This is an embarrassing writing selfie I took last year at an outdoor café in Cambridge. It’s part of my process, which goes something like this: Sit down to write, get up and make tea. Sit down to write, check my email real quick. Sit down to write, take a selfie of myself pretending to write. Surprisingly, after a long string of days like this, I actually manage to get an entire narrative down on the page.
But I’m going out of order. I volunteered to follow Audrey Camp on the Writing Process Blog Tour. Audrey is my Postmasters Podcast co-host, a phenomenally poetic essayist/fiction writer, and basically one of my favorite friends of all time.
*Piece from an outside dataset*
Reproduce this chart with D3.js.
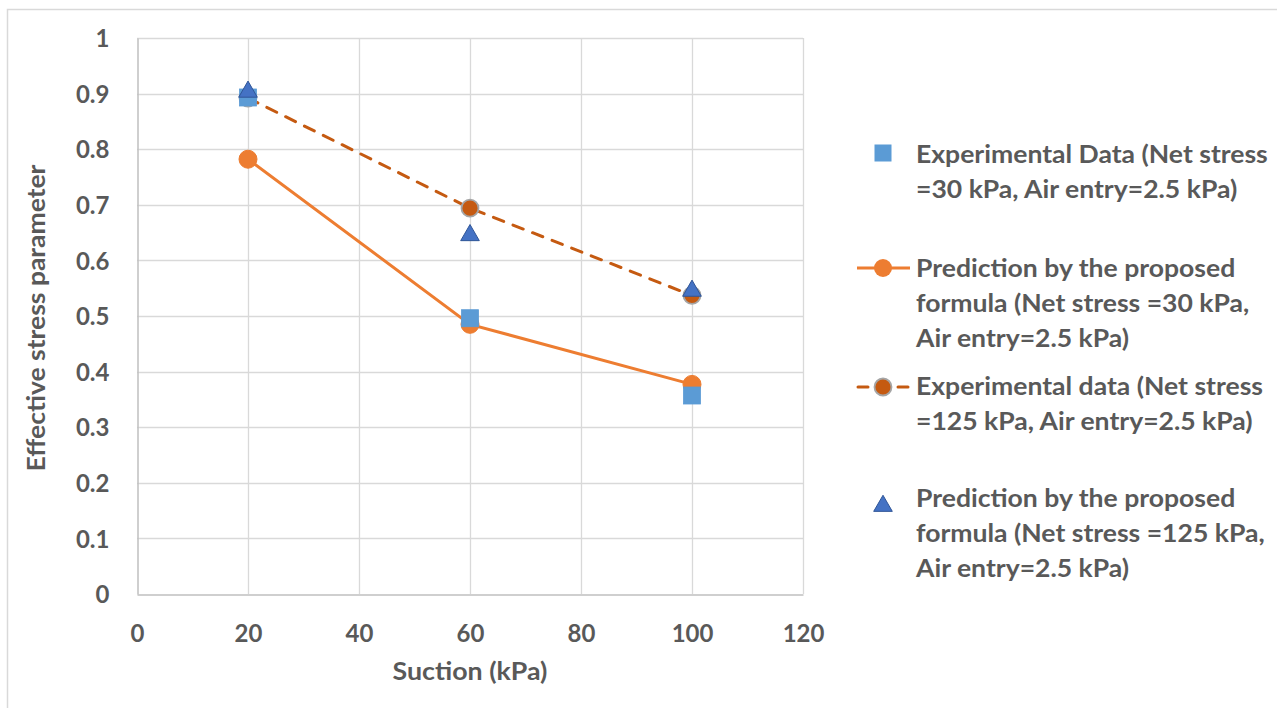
<!DOCTYPE html>
<html><head><meta charset="utf-8">
<script src="https://cdn.jsdelivr.net/npm/d3@7"></script>
<style>
html,body{margin:0;padding:0;background:#fff;}
text{font-family:Lato,"Open Sans",sans-serif;font-weight:700;fill:#595959;}
</style></head>
<body>
<svg id="chart" width="1277" height="708"></svg>
<script>
// ---- data ----
const suction = [20, 60, 100];
const expData30 = [0.893, 0.496, 0.357];
const pred30 = [0.782, 0.485, 0.377];
const expData125 = [0.892, 0.694, 0.537];
const pred125 = [0.905, 0.647, 0.547];
const xTicks = [0, 20, 40, 60, 80, 100, 120];
const yTicks = [0, 0.1, 0.2, 0.3, 0.4, 0.5, 0.6, 0.7, 0.8, 0.9, 1];
const xTitle = "Suction (kPa)";
const yTitle = "Effective stress parameter";
const legendItems = [
  ["Experimental Data (Net stress", "=30 kPa, Air entry=2.5 kPa)"],
  ["Prediction by the proposed", "formula (Net stress =30 kPa,", "Air entry=2.5 kPa)"],
  ["Experimental data (Net stress", "=125 kPa, Air entry=2.5 kPa)"],
  ["Prediction by the proposed", "formula (Net stress =125 kPa,", "Air entry=2.5 kPa)"]
];

const C = {sq:"#5B9BD5", or:"#ED7D31", dor:"#C55A11", tri:"#4472C4", triS:"#2F5597", grid:"#D9D9D9"};

const svg = d3.select("#chart");
svg.append("rect").attr("x",7.5).attr("y",9.5).attr("width",1275).attr("height",710)
  .attr("fill","#fff").attr("stroke","#D9D9D9").attr("stroke-width",1.5);

const x = d3.scaleLinear().domain([0,120]).range([137,803]);
const y = d3.scaleLinear().domain([0,1]).range([594,38]);

// gridlines
const g = svg.append("g");
g.selectAll(".hg").data(yTicks.filter(d=>d>0)).join("line")
  .attr("x1",x(0)).attr("x2",x(120)).attr("y1",d=>Math.round(y(d))+0.5).attr("y2",d=>Math.round(y(d))+0.5)
  .attr("stroke",C.grid).attr("stroke-width",1.3);
g.selectAll(".vg").data(xTicks.filter(d=>d>0)).join("line")
  .attr("y1",y(0)).attr("y2",y(1)).attr("x1",d=>Math.round(x(d))+0.5).attr("x2",d=>Math.round(x(d))+0.5)
  .attr("stroke",C.grid).attr("stroke-width",1.3);

// axes via d3
const xAxis = svg.append("g").attr("transform",`translate(0,${Math.round(y(0))+0.5})`)
  .call(d3.axisBottom(x).tickValues(xTicks).tickSize(0).tickPadding(30).tickFormat(d3.format("d")));
const yAxis = svg.append("g").attr("transform",`translate(${Math.round(x(0))+0.5},0)`)
  .call(d3.axisLeft(y).tickValues(yTicks).tickSize(0).tickPadding(28).tickFormat(d=>d3.format("")(+d.toFixed(1))));
[xAxis,yAxis].forEach(a=>{
  a.select(".domain").attr("stroke","#BFBFBF").attr("stroke-width",1.5);
  a.selectAll("text").attr("font-size",24).attr("font-family","Lato").attr("font-weight",700).attr("fill","#595959");
});
xAxis.selectAll("text").attr("dy","0.35em").attr("y",39);
yAxis.selectAll("text").attr("dy","0.36em");

// titles
function fitText(sel, target){
  const w = sel.node().getComputedTextLength();
  return target / w;
}
const xt = svg.append("text").attr("text-anchor","middle").attr("font-size",24).text(xTitle);
const sxT = fitText(xt,155);
xt.attr("transform",`translate(470,680) scale(${sxT},1)`);
const yt = svg.append("text").attr("text-anchor","middle").attr("font-size",24).text(yTitle);
const syT = fitText(yt,307);
yt.attr("transform",`translate(45,318) rotate(-90) scale(${syT},1)`);

// series lines
const line = d3.line().x(d=>x(d[0])).y(d=>y(d[1]));
svg.append("path").datum(d3.zip(suction,pred30)).attr("d",line)
  .attr("fill","none").attr("stroke",C.or).attr("stroke-width",3);
svg.append("path").datum(d3.zip(suction,expData125)).attr("d",line)
  .attr("fill","none").attr("stroke",C.dor).attr("stroke-width",3)
  .attr("stroke-dasharray","11,10").attr("stroke-linecap","round");

// markers
svg.selectAll(".c1").data(d3.zip(suction,pred30)).join("circle")
  .attr("cx",d=>x(d[0])).attr("cy",d=>y(d[1])).attr("r",9).attr("fill",C.or).attr("stroke",C.or).attr("stroke-width",1);
svg.selectAll(".c2").data(d3.zip(suction,expData125)).join("circle")
  .attr("cx",d=>x(d[0])).attr("cy",d=>y(d[1])).attr("r",8.5).attr("fill",C.dor).attr("stroke","#A5A5A5").attr("stroke-width",1.8);
const sqS = 17;
svg.selectAll(".sq").data(d3.zip(suction,expData30)).join("rect")
  .attr("x",d=>x(d[0])-sqS/2).attr("y",d=>y(d[1])-sqS/2).attr("width",sqS).attr("height",sqS)
  .attr("fill",C.sq).attr("stroke",C.sq).attr("stroke-width",0.8);
const tri = d3.symbol().type(d3.symbolTriangle).size(150);
svg.selectAll(".tr").data(d3.zip(suction,pred125)).join("path")
  .attr("d",tri).attr("transform",d=>`translate(${x(d[0])},${y(d[1])+1})`)
  .attr("fill",C.tri).attr("stroke",C.triS).attr("stroke-width",1);

// legend
const lg = svg.append("g");
const baselines = [[163,198],[277,312,347],[395,430],[507,542,577]];
const markerY = [153,268,387,505];
const mx = 883;
const texts = [];
legendItems.forEach((lines,i)=>{
  lines.forEach((t,j)=>{
    const tt = lg.append("text").attr("font-size",24).text(t).attr("data-b",baselines[i][j]);
    texts.push(tt);
  });
});
const sxL = 352 / texts[0].node().getComputedTextLength();
texts.forEach(tt=>tt.attr("transform",`translate(916,${tt.attr("data-b")}) scale(${sxL},1)`));

// legend markers
lg.append("rect").attr("x",mx-8.5).attr("y",markerY[0]-8.5).attr("width",17).attr("height",17).attr("fill",C.sq);
lg.append("line").attr("x1",857).attr("x2",910).attr("y1",markerY[1]).attr("y2",markerY[1]).attr("stroke",C.or).attr("stroke-width",3);
lg.append("circle").attr("cx",mx).attr("cy",markerY[1]).attr("r",9).attr("fill",C.or);
lg.append("line").attr("x1",858).attr("x2",868).attr("y1",markerY[2]).attr("y2",markerY[2]).attr("stroke",C.dor).attr("stroke-width",3).attr("stroke-linecap","round");
lg.append("line").attr("x1",898).attr("x2",908).attr("y1",markerY[2]).attr("y2",markerY[2]).attr("stroke",C.dor).attr("stroke-width",3).attr("stroke-linecap","round");
lg.append("circle").attr("cx",mx).attr("cy",markerY[2]).attr("r",8.5).attr("fill",C.dor).attr("stroke","#A5A5A5").attr("stroke-width",1.8);
lg.append("path").attr("d",tri).attr("transform",`translate(${mx},${markerY[3]+1})`).attr("fill",C.tri).attr("stroke",C.triS).attr("stroke-width",1);
</script>
</body></html>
You can read her process post here. So:
What am I working on?
Short stories. I’m writing new ones and revising old ones and trying to imagine them fitting together in some kind of collection. This fall when I hit the alone-time jackpot and both my daughters head off to school, I plan on revising a novel I drafted last year about a young girl with epilepsy growing up in rural Montana.
How does my work differ from others in its genre?
Mostly, I just pillage material from stories my mom tells me. And since I can safely assume no one else is listening to my mom’s stories, it makes mine different. (Love you, Mom!)
Why do I write what I do?
Pam Houston, in her book A Little More About Me, says: “There is only one story of our lives and we tell it over and over again, in a thousand different disguises, whether we know it or not.” So I guess I’m just getting that story out.
How does your writing process work?
As I mentioned at the outset, I’m a distracted writer. It’s difficult for me to write that necessarily terrible first draft. To convince myself to not give up writing entirely and learn to make scented soaps to sell at the farmer’s market instead. But if I keep showing up at the notebook or the computer, despite my many tea & toast breaks, something very satisfying emerges—usually a year or so later, but it emerges. I send it out to a million journals to see if someone will publish it, give myself the day off, and then it’s right back to that beautifully painful beginning.
Up next on the tour:
Yasmin Ramirez at And Then…
Sarah Shaffer at Everything Rhymes,
& my lovely poet-friend, Andrea Beltran.
Nice! Sounds rather familiar. “Beautifully painful”… yes.
I love this Pam Houston quotation, Lacy. Thank you for including me in this post.
Can’t wait to hear about your process, Andrea!